Show each line that has the string "matplotlib" in it.

**TASK DATA**
________________

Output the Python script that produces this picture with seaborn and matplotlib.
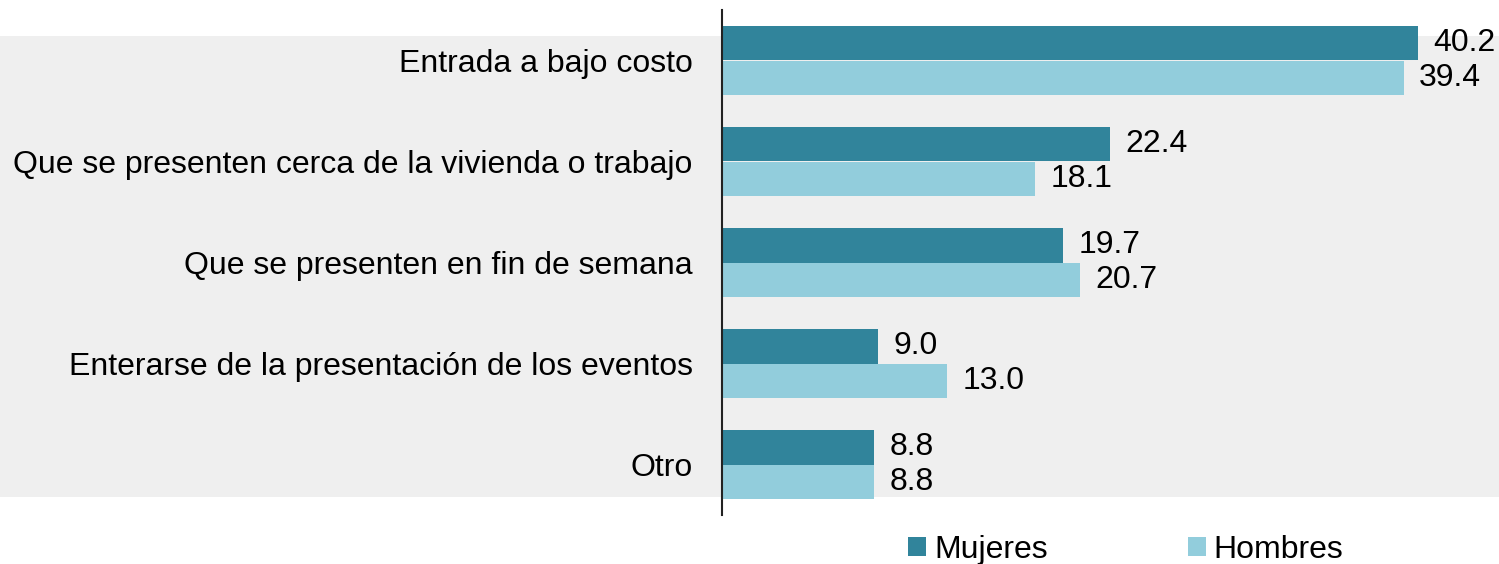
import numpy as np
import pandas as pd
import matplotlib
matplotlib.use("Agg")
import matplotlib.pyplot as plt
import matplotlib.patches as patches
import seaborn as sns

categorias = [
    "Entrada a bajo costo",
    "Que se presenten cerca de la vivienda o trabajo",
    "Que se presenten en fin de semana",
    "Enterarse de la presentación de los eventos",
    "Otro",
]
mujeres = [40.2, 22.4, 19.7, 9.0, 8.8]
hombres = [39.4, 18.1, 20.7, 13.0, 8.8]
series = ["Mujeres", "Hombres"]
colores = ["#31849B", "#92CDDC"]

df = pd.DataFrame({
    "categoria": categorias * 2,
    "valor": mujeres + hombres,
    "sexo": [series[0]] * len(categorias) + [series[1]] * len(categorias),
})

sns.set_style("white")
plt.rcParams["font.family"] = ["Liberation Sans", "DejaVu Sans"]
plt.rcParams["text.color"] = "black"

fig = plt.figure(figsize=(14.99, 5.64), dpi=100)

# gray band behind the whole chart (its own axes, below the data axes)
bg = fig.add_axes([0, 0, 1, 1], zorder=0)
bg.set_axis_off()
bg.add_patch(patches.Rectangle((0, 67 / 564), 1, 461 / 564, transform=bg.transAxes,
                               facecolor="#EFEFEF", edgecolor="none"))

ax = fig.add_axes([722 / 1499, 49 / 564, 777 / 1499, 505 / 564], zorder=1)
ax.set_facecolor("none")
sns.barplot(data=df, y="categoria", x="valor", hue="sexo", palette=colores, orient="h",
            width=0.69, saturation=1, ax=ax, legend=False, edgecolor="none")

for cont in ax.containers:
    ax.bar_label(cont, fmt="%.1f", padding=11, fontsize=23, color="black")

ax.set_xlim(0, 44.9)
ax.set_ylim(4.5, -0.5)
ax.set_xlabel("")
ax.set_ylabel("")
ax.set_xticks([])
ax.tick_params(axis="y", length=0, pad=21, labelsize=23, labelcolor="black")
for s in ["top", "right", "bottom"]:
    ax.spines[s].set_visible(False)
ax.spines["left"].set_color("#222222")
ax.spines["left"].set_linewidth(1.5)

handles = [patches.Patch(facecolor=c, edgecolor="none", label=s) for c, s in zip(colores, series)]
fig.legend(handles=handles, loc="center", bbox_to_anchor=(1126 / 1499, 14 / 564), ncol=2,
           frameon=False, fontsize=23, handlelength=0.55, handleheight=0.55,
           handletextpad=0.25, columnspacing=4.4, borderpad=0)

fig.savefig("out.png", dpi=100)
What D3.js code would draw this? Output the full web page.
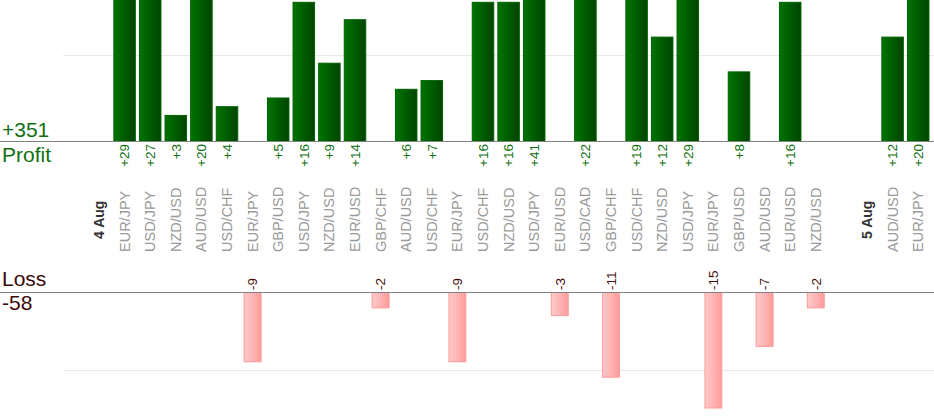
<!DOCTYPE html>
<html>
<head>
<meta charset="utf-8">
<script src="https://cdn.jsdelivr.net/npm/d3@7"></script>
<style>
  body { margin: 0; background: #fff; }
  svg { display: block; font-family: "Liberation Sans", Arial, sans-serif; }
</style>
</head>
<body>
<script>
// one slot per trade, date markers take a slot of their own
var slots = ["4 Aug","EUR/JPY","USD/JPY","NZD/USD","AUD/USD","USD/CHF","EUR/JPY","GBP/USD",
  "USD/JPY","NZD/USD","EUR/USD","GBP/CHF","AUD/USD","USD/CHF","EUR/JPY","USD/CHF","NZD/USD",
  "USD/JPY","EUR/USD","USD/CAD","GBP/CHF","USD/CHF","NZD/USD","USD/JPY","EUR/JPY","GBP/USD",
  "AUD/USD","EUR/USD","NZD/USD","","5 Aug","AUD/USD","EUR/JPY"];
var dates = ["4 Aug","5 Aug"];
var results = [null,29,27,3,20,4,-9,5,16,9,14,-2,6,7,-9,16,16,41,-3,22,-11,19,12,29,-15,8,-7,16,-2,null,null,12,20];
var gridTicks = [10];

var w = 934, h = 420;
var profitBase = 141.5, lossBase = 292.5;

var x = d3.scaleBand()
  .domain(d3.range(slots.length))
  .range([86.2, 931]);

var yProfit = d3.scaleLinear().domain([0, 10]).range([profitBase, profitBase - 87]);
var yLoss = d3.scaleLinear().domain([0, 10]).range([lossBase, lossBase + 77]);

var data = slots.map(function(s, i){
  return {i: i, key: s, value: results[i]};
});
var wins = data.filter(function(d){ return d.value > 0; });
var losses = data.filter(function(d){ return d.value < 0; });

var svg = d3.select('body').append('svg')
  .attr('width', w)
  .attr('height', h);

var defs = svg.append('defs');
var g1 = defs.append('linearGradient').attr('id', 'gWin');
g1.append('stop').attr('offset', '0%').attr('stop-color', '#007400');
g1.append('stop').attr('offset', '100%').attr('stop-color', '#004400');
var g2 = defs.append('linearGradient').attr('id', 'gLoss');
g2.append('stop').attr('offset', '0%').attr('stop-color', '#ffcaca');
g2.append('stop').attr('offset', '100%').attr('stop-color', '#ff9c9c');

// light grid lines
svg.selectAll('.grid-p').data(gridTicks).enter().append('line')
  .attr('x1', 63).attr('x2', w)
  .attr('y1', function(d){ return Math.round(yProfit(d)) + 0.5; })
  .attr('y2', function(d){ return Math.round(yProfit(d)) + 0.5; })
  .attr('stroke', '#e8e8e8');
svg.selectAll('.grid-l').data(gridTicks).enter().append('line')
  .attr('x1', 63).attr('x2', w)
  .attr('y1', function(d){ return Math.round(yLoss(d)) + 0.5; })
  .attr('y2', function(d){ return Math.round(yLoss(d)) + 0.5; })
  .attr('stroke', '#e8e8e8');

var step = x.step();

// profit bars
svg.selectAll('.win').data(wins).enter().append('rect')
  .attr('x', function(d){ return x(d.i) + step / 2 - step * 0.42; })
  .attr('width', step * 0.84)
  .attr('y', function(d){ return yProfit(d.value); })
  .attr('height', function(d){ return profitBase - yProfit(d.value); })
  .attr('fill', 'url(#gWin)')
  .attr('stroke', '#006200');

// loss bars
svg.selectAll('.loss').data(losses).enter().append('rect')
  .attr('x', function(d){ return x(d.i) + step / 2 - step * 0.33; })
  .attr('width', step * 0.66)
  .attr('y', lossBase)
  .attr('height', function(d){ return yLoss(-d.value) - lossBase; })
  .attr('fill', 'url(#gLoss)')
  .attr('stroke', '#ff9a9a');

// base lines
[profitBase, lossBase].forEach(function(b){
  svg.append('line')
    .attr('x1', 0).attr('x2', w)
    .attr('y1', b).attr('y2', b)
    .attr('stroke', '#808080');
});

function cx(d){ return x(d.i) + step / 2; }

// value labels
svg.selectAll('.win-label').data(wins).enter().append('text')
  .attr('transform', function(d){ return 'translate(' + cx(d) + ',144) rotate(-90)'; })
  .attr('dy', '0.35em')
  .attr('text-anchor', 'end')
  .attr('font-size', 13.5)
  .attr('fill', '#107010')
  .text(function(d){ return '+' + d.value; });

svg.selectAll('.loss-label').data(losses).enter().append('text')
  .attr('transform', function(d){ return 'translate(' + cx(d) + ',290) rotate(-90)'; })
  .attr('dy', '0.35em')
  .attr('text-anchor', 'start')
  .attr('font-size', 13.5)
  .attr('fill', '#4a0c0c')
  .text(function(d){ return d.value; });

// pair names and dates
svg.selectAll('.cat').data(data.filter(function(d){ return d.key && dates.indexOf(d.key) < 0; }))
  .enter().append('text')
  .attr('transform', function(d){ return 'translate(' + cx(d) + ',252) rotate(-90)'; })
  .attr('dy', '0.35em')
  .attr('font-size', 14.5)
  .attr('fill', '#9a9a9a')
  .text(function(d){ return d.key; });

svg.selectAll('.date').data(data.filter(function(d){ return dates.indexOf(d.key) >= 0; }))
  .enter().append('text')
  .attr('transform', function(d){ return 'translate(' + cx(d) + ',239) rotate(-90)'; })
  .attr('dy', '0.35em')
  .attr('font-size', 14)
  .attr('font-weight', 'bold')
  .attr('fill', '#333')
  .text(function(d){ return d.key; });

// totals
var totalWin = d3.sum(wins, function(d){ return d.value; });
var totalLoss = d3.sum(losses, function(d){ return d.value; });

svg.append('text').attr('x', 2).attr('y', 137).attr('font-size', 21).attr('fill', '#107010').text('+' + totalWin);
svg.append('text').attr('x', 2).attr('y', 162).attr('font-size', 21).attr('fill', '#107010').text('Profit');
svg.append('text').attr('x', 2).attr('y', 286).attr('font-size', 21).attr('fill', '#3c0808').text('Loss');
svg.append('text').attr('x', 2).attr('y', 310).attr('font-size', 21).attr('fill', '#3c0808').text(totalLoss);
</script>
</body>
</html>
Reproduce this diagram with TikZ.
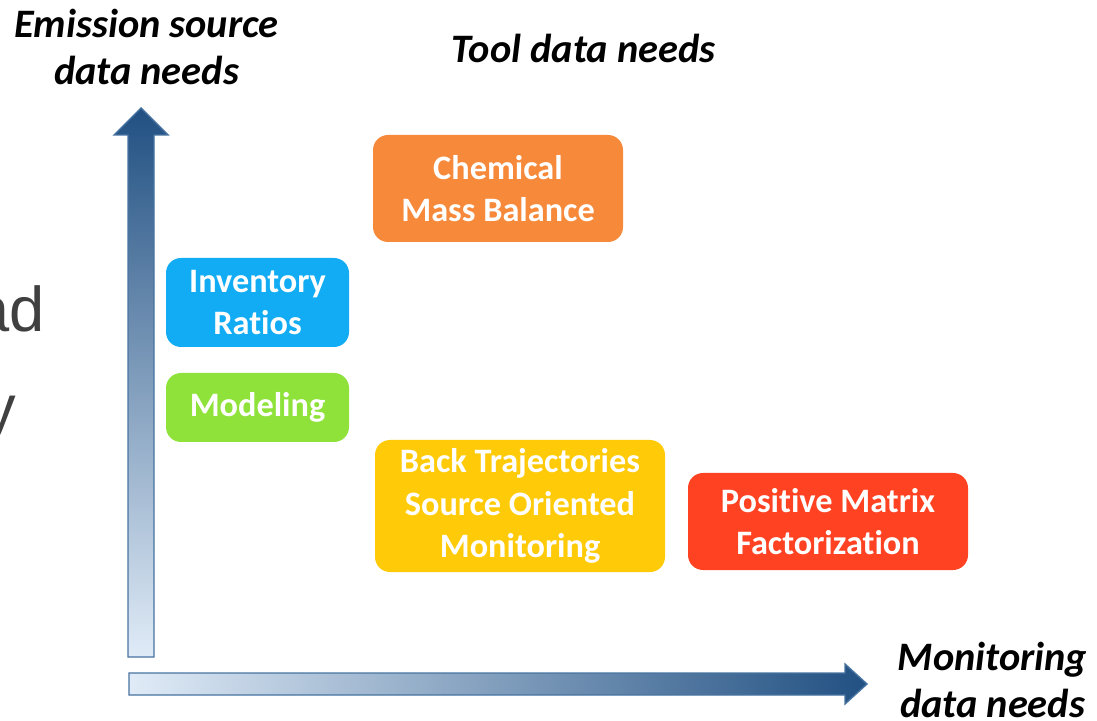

________________

**REPLY TO THE TASK**
Output the Python script that produces this picture with seaborn and matplotlib.
import matplotlib
matplotlib.use("Agg")
import matplotlib.pyplot as plt
import matplotlib.patches as patches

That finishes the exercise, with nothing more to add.